> Supplied records:
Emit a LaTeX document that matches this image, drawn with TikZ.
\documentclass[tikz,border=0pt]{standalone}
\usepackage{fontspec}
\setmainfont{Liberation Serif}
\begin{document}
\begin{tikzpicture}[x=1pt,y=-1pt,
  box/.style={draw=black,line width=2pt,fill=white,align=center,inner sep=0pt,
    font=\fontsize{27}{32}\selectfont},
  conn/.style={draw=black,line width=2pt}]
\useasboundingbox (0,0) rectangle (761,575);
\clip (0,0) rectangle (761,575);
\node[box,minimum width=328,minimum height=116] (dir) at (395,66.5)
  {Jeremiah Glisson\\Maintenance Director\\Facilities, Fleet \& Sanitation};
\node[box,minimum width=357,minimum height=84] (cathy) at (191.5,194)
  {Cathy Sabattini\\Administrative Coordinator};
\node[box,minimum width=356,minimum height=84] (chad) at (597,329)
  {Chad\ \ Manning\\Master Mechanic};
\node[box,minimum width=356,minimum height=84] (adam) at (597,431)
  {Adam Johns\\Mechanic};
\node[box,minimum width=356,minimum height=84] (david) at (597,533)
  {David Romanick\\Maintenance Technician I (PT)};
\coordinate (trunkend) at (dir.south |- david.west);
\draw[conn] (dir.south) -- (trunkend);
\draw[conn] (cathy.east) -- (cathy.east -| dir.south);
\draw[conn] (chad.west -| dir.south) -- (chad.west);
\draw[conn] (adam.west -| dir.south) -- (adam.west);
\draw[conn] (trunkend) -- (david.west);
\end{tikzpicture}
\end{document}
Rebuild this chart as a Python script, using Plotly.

> Problem description: Go through the lines above. Select every one that has the string "this".

> Full response:
Emit a LaTeX document that matches this image, drawn with TikZ.
Rebuild this chart as a Python script, using Plotly.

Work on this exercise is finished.